- [Given request]
Where a line below holds the string "this", copy that line.

* * *

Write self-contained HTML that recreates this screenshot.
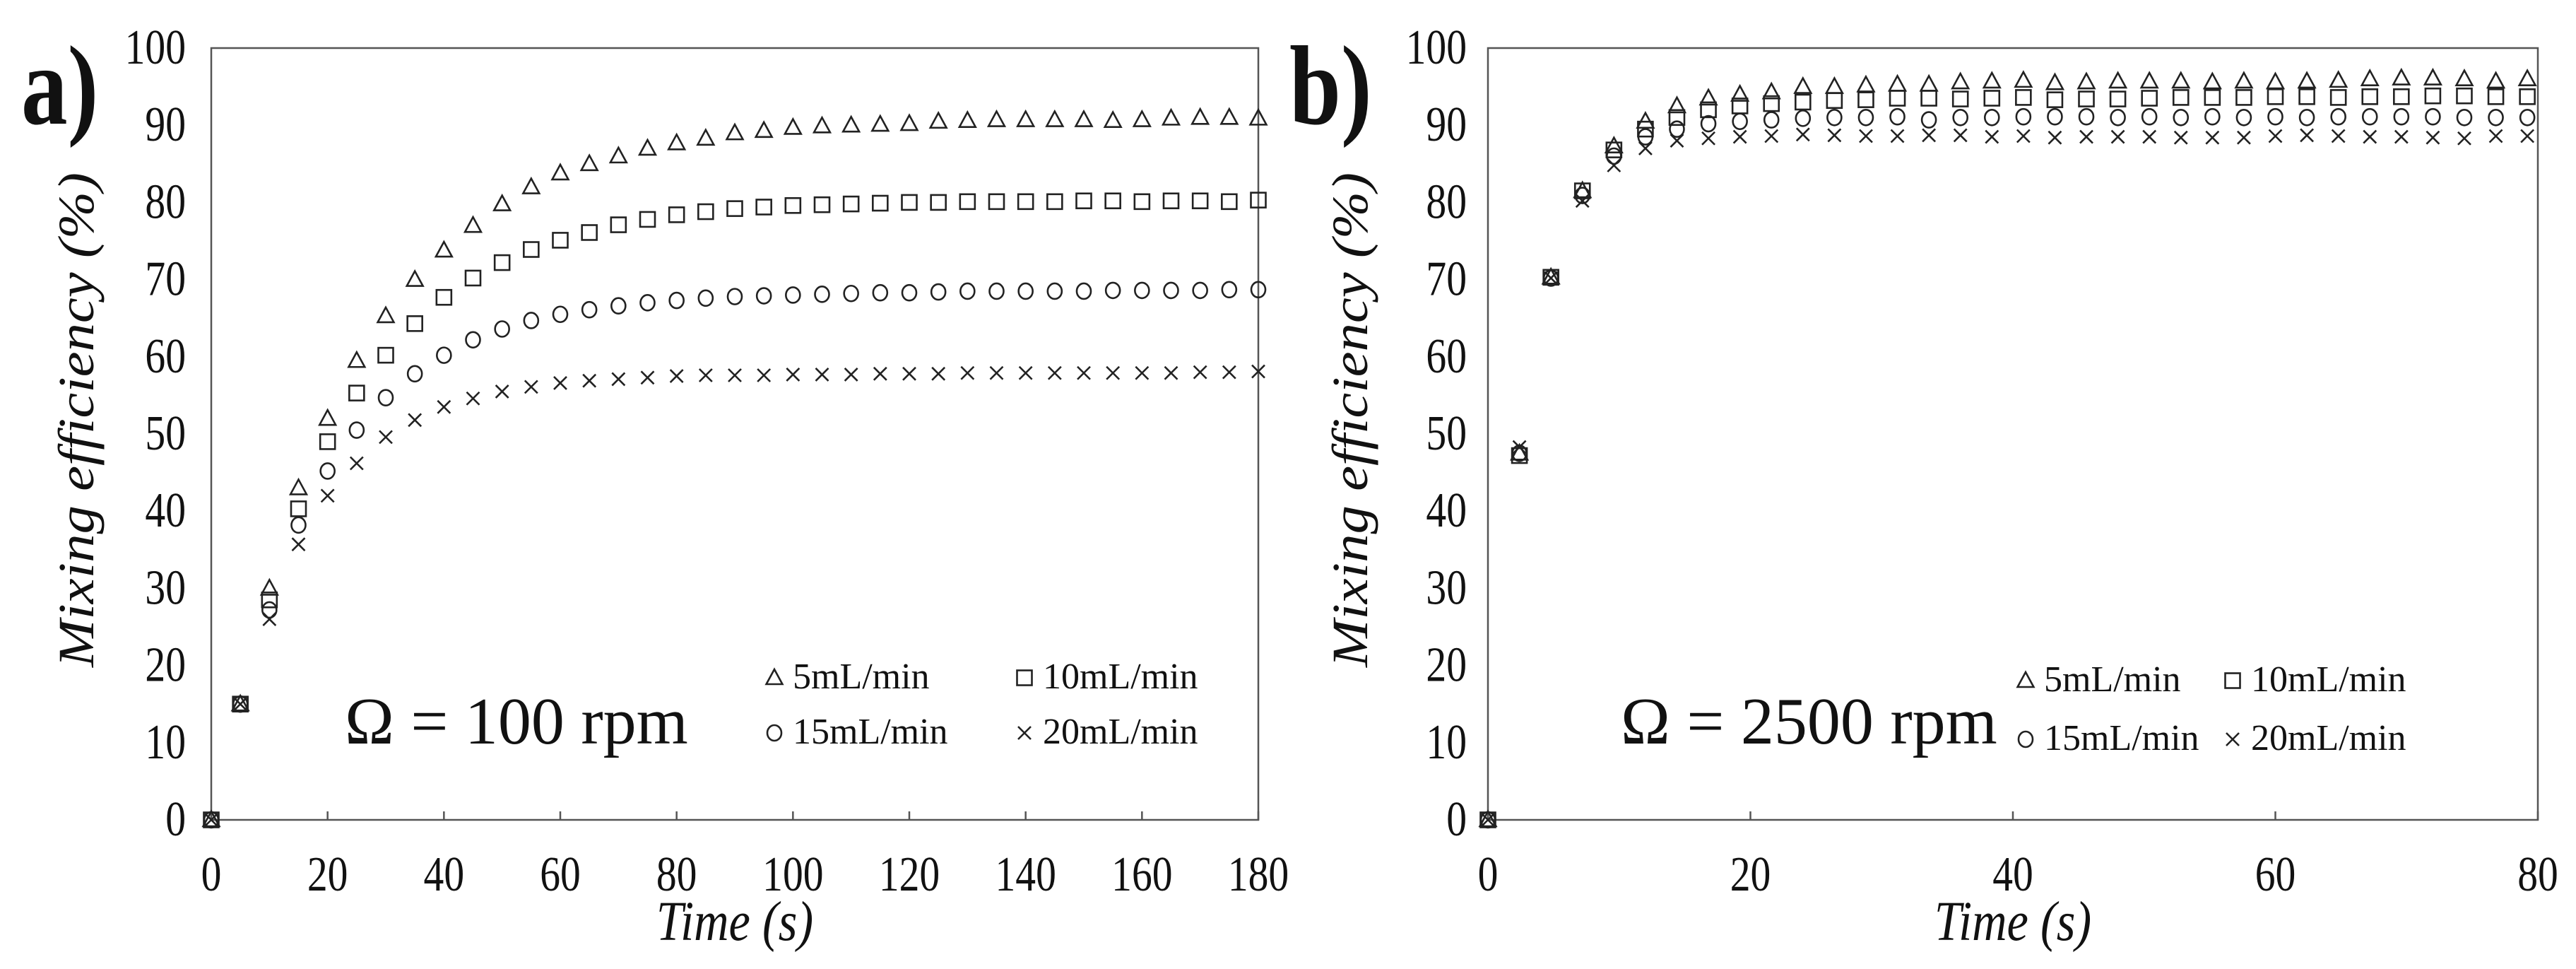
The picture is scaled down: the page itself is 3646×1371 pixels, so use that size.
<!DOCTYPE html>
<html><head><meta charset="utf-8">
<style>
html,body{margin:0;padding:0;background:#fff;}
svg{display:block;font-family:"Liberation Serif","Times New Roman",serif;}
</style></head>
<body>
<svg id="fig" width="3646" height="1371" viewBox="0 0 3646 1371" xmlns="http://www.w3.org/2000/svg" font-family="Liberation Serif, serif">
<rect width="3646" height="1371" fill="#fff"/>
</svg>
<script>
// ---- Panel a data ----
const timeA = [0,5,10,15,20,25,30,35,40,45,50,55,60,65,70,75,80,85,90,95,100,105,110,115,120,125,130,135,140,145,150,155,160,165,170,175,180];
const a5  = [0,15,30,43,52,59.5,65.3,70,73.8,77,79.8,82,83.8,85,86,87,87.7,88.3,89,89.3,89.7,89.9,90,90.1,90.2,90.5,90.6,90.7,90.7,90.7,90.7,90.6,90.7,90.9,91,91,90.9];
const a10 = [0,15,28.5,40.3,49,55.3,60.2,64.3,67.7,70.2,72.2,73.9,75.1,76.1,77.1,77.8,78.4,78.8,79.2,79.4,79.6,79.7,79.8,79.9,80,80,80.1,80.1,80.1,80.1,80.2,80.2,80.1,80.2,80.2,80.1,80.3];
const a15 = [0,15,27.2,38.2,45.2,50.5,54.7,57.8,60.2,62.2,63.6,64.7,65.5,66.1,66.6,67,67.3,67.6,67.8,67.9,68,68.1,68.2,68.3,68.3,68.4,68.5,68.5,68.5,68.5,68.5,68.6,68.6,68.6,68.6,68.7,68.7];
const a20 = [0,15,26,35.7,42,46.2,49.6,51.8,53.5,54.6,55.5,56.1,56.6,56.9,57.1,57.3,57.5,57.6,57.6,57.6,57.7,57.7,57.7,57.8,57.8,57.8,57.9,57.9,57.9,57.9,57.9,57.9,57.9,57.9,58,58,58.1];
const xTicksA = [0,20,40,60,80,100,120,140,160,180];
// ---- Panel b data ----
const timeB = [0,2.4,4.8,7.2,9.6,12,14.4,16.8,19.2,21.6,24,26.4,28.8,31.2,33.6,36,38.4,40.8,43.2,45.6,48,50.4,52.8,55.2,57.6,60,62.4,64.8,67.2,69.6,72,74.4,76.8,79.2];
const b5  = [0,47.5,70.3,81.5,87.3,90.5,92.5,93.5,94,94.3,95,95,95.2,95.3,95.3,95.6,95.7,95.8,95.5,95.6,95.7,95.7,95.7,95.6,95.7,95.6,95.7,95.8,96,96.1,96.1,96,95.7,96];
const b10 = [0,47.2,70.3,81.5,86.8,89.5,91,92,92.5,92.8,93,93.2,93.3,93.5,93.5,93.4,93.5,93.6,93.3,93.4,93.4,93.5,93.6,93.6,93.6,93.7,93.7,93.6,93.7,93.7,93.8,93.8,93.7,93.7];
const b15 = [0,47.5,70.2,80.9,86,88.5,89.5,90.2,90.5,90.7,90.9,91,91,91.1,90.7,91,91,91.1,91.1,91.1,91,91.1,91,91.1,91,91.1,91,91.1,91.1,91.1,91.1,91,91,91];
const b20 = [0,48.3,70.2,80.2,84.8,87,88,88.3,88.5,88.6,88.8,88.7,88.6,88.6,88.7,88.7,88.5,88.6,88.4,88.5,88.5,88.5,88.4,88.4,88.4,88.6,88.7,88.6,88.5,88.5,88.4,88.3,88.6,88.6];
const xTicksB = [0,20,40,60,80];
const yTicks = [0,10,20,30,40,50,60,70,80,90,100];
const legendLabels = ["5mL/min","10mL/min","15mL/min","20mL/min"];

const NS="http://www.w3.org/2000/svg";
const svg=document.getElementById('fig');
function mk(tag,attrs,parent,text){const e=document.createElementNS(NS,tag);for(const k in attrs)e.setAttribute(k,attrs[k]);if(text!==undefined)e.textContent=text;(parent||svg).appendChild(e);return e;}
const FF='"Liberation Serif", "Times New Roman", serif';

function marker(g,type,cx,cy){
  const st={fill:'none',stroke:'#222','stroke-width':2.6};
  let e;
  if(type==='tri'){const s=12;e=mk('polygon',Object.assign({points:`${cx},${cy-s} ${cx-s*0.95},${cy+s*0.75} ${cx+s*0.95},${cy+s*0.75}`},st),g);}
  else if(type==='sq'){const s=10.5;e=mk('rect',Object.assign({x:cx-s,y:cy-s,width:2*s,height:2*s},st),g);}
  else if(type==='circ'){e=mk('ellipse',Object.assign({cx:cx,cy:cy,rx:10,ry:11},st),g);}
  else {const s=9;e=mk('path',Object.assign({d:`M${cx-s},${cy-s}L${cx+s},${cy+s}M${cx-s},${cy+s}L${cx+s},${cy-s}`},st),g);}
  return e;
}

function panel(cfg){
  const g=mk('g',{'font-family':FF});
  
  
  const {L,R,T,B,xmax}=cfg;
  const xs=v=>L+(v/xmax)*(R-L);
  const ys=v=>B-(v/100)*(B-T);
  const frame=mk('rect',{x:L,y:T,width:R-L,height:B-T,fill:'none',stroke:'#555','stroke-width':2.5},g);
  
  
  yTicks.forEach(v=>{
    const t=mk('text',{x:0,y:0,'text-anchor':'end','font-size':64,fill:'#111',transform:`translate(${L-cfg.yoff},${ys(v)+22}) scale(0.9,1.1)`},g,String(v));
    
    
  });
  cfg.xticks.forEach(v=>{
    mk('line',{x1:xs(v),x2:xs(v),y1:B,y2:B-12,stroke:'#555','stroke-width':2.5},g);
    const t=mk('text',{x:0,y:0,'text-anchor':'middle','font-size':64,fill:'#111',transform:`translate(${xs(v)},${B+100}) scale(0.9,1.1)`},g,String(v));
    
    
  });
  const xt=mk('text',{x:0,y:0,'text-anchor':'middle','font-size':72,'font-style':'italic',fill:'#111',transform:`translate(${(L+R)/2},1330) scale(0.95,1.1)`},g,'Time (s)');
  
  
  const yt=mk('text',{x:0,y:0,'text-anchor':'middle','font-size':72,'font-style':'italic',fill:'#111',textLength:700,lengthAdjust:'spacingAndGlyphs',transform:`translate(${cfg.ytx},${(T+B)/2 - 20}) rotate(-90)`},g,'Mixing efficiency (%)');
  
  
  const pl=mk('text',{x:0,y:0,'font-size':160,'font-weight':'bold',fill:'#111',transform:`translate(${cfg.plx},175) scale(0.82,1)`},g,cfg.label);
  
  
  const om=mk('text',{x:cfg.omx,y:1052,'font-size':94,fill:'#111'},g,cfg.omega);
  
  
  const types=['tri','sq','circ','x'];
  cfg.series.forEach((ser,si)=>{
    const sg=mk('g',{},g);
    
    
    ser.forEach((v,i)=>{
      const m=marker(sg,types[si],xs(cfg.time[i]),ys(v));
      
      
    });
  });
  legendLabels.forEach((lab,i)=>{
    const col=i%2,row=Math.floor(i/2);
    const lx=cfg.legX[col],ly=cfg.legY[row];
    const lg=mk('g',{},g);
    
    
    const m=marker(lg,types[i],lx,ly-15);
    
    
    const t=mk('text',{x:lx+26,y:ly,'font-size':52,fill:'#111'},lg,lab);
    
    
  });
}

panel({name:'panel-a',L:299,R:1781,T:68,B:1160,xmax:180,xticks:xTicksA,time:timeA,series:[a5,a10,a15,a20],
  ytx:132,plx:30,label:'a)',omx:488,omega:'Ω = 100 rpm',legX:[1096,1450],legY:[974,1052],yoff:36});
panel({name:'panel-b',L:2106,R:3592,T:68,B:1160,xmax:80,xticks:xTicksB,time:timeB,series:[b5,b10,b15,b20],
  ytx:1935,plx:1825,label:'b)',omx:2294,omega:'Ω = 2500 rpm',legX:[2867,3160],legY:[978,1061],yoff:30});
</script>
</body></html>
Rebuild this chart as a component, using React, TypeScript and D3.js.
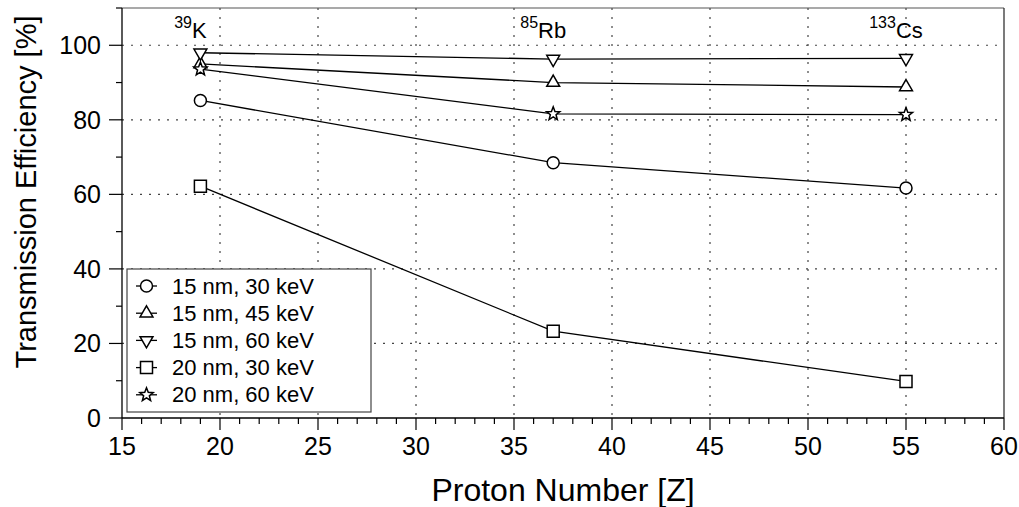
import React from 'react';
import * as d3 from 'd3';

const protonNumbers = [19, 37, 55];
const isotopeMass = ['39', '85', '133'];
const isotopeSymbol = ['K', 'Rb', 'Cs'];

const seriesNames = ['15 nm, 30 keV', '15 nm, 45 keV', '15 nm, 60 keV', '20 nm, 30 keV', '20 nm, 60 keV'];
const seriesMarkers = ['circle', 'triangleUp', 'triangleDown', 'square', 'star'];
const eff15nm30keV = [85.2, 68.5, 61.7];
const eff15nm45keV = [95.0, 90.0, 88.8];
const eff15nm60keV = [98.0, 96.3, 96.5];
const eff20nm30keV = [62.2, 23.3, 9.8];
const eff20nm60keV = [93.6, 81.6, 81.4];
const seriesValues = [eff15nm30keV, eff15nm45keV, eff15nm60keV, eff20nm30keV, eff20nm60keV];

const xTicks = [15, 20, 25, 30, 35, 40, 45, 50, 55, 60];
const xMinorTicks = d3.range(15, 61, 1);
const yTicks = [0, 20, 40, 60, 80, 100];
const yMinorTicks = d3.range(0, 111, 10);

const W = 1019, H = 507;
const L = 122, R = 1004, T = 8, B = 418;
const FONT = '"Liberation Sans", Arial, Helvetica, sans-serif';

const x = d3.scaleLinear().domain([15, 60]).range([L, R]);
const y = d3.scaleLinear().domain([0, 110]).range([B, T]);

function markerPath(kind: string): string {
  if (kind === 'circle') return d3.symbol(d3.symbolCircle, Math.PI * 36)()!;
  if (kind === 'square') return d3.symbol(d3.symbolSquare, 144)()!;
  if (kind === 'triangleUp' || kind === 'triangleDown') return d3.symbol(d3.symbolTriangle, 72)()!;
  const pts: [number, number][] = [];
  const ro = 7, ri = 3;
  for (let i = 0; i < 10; i++) {
    const a = -Math.PI / 2 + (i * Math.PI) / 5;
    const r = i % 2 === 0 ? ro : ri;
    pts.push([r * Math.cos(a), r * Math.sin(a)]);
  }
  return 'M' + pts.map(p => p[0].toFixed(2) + ',' + p[1].toFixed(2)).join('L') + 'Z';
}

function Marker({ kind, cx, cy }: { kind: string; cx: number; cy: number }) {
  const rot = kind === 'triangleDown' ? ' rotate(180)' : '';
  return (
    <path
      d={markerPath(kind)}
      transform={`translate(${cx},${cy})${rot}`}
      fill="white"
      stroke="black"
      strokeWidth={1.5}
    />
  );
}

export default function App() {
  const line = d3.line<number>().x((_, i) => x(protonNumbers[i])).y(v => y(v));
  const legendX = 127, legendY = 269, legendW = 244, legendH = 143;
  const rowY0 = 286, rowStep = 27.2;
  return (
    <svg width={W} height={H} style={{ position: 'absolute', left: 0, top: 0, background: 'white' }} fontFamily={FONT}>
      <rect x={0} y={0} width={W} height={H} fill="white" />
      {xTicks.filter(t => t > 15 && t < 60).map(t => (
        <line key={'gx' + t} x1={x(t)} x2={x(t)} y1={T} y2={B} stroke="#444" strokeWidth={1.2} strokeDasharray="2,7" />
      ))}
      {yTicks.filter(t => t > 0).map(t => (
        <line key={'gy' + t} x1={L} x2={R} y1={y(t)} y2={y(t)} stroke="#444" strokeWidth={1.2} strokeDasharray="2,7" />
      ))}
      <line x1={L} x2={R} y1={T} y2={T} stroke="#555" strokeWidth={1.2} />
      <line x1={R} x2={R} y1={T} y2={B} stroke="#222" strokeWidth={1.2} />
      {seriesValues.map((vals, si) => (
        <path key={'l' + si} d={line(vals)!} fill="none" stroke="black" strokeWidth={1.3} />
      ))}
      {seriesValues.map((vals, si) =>
        vals.map((v, i) => <Marker key={'m' + si + '-' + i} kind={seriesMarkers[si]} cx={x(protonNumbers[i])} cy={y(v)} />)
      )}
      <rect x={legendX} y={legendY} width={legendW} height={legendH} fill="white" stroke="#444" strokeWidth={1.2} />
      {seriesNames.map((name, i) => {
        const ry = rowY0 + i * rowStep;
        return (
          <g key={'lg' + i}>
            <line x1={136} x2={157} y1={ry} y2={ry} stroke="black" strokeWidth={1.3} />
            <Marker kind={seriesMarkers[i]} cx={146.5} cy={ry} />
            <text x={172} y={ry + 7.5} fontSize={22} fill="black">{name}</text>
          </g>
        );
      })}
      <line x1={L} x2={R} y1={B} y2={B} stroke="black" strokeWidth={1.3} />
      <line x1={L} x2={L} y1={T} y2={B} stroke="black" strokeWidth={1.3} />
      {xMinorTicks.map(t => {
        const major = xTicks.includes(t);
        return <line key={'xt' + t} x1={x(t)} x2={x(t)} y1={B} y2={B + (major ? 12 : 6)} stroke="black" strokeWidth={1.2} />;
      })}
      {yMinorTicks.map(t => {
        const major = yTicks.includes(t);
        return <line key={'yt' + t} x1={L} x2={L - (major ? 13 : 6)} y1={y(t)} y2={y(t)} stroke="black" strokeWidth={1.2} />;
      })}
      {xTicks.map(t => (
        <text key={'xl' + t} x={x(t)} y={455} textAnchor="middle" fontSize={25} fill="black">{t}</text>
      ))}
      {yTicks.map(t => (
        <text key={'yl' + t} x={101} y={y(t) + 9} textAnchor="end" fontSize={25} fill="black">{t}</text>
      ))}
      <text x={(L + R) / 2} y={501} textAnchor="middle" fontSize={32} fill="black">Proton Number [Z]</text>
      <text transform={`translate(36,${(T + B) / 2 - 21}) rotate(-90)`} textAnchor="middle" fontSize={29} fill="black">
        Transmission Efficiency [%]
      </text>
      {protonNumbers.map((z, i) => (
        <text key={'iso' + i} x={x(z) - 10} y={38} textAnchor="middle" fill="black">
          <tspan fontSize={16} dy={-10}>{isotopeMass[i]}</tspan>
          <tspan fontSize={22} dy={10}>{isotopeSymbol[i]}</tspan>
        </text>
      ))}
    </svg>
  );
}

* * *

- [Task output]
Write self-contained HTML that recreates this screenshot.
Rebuild this chart as a component, using React, TypeScript and D3.js.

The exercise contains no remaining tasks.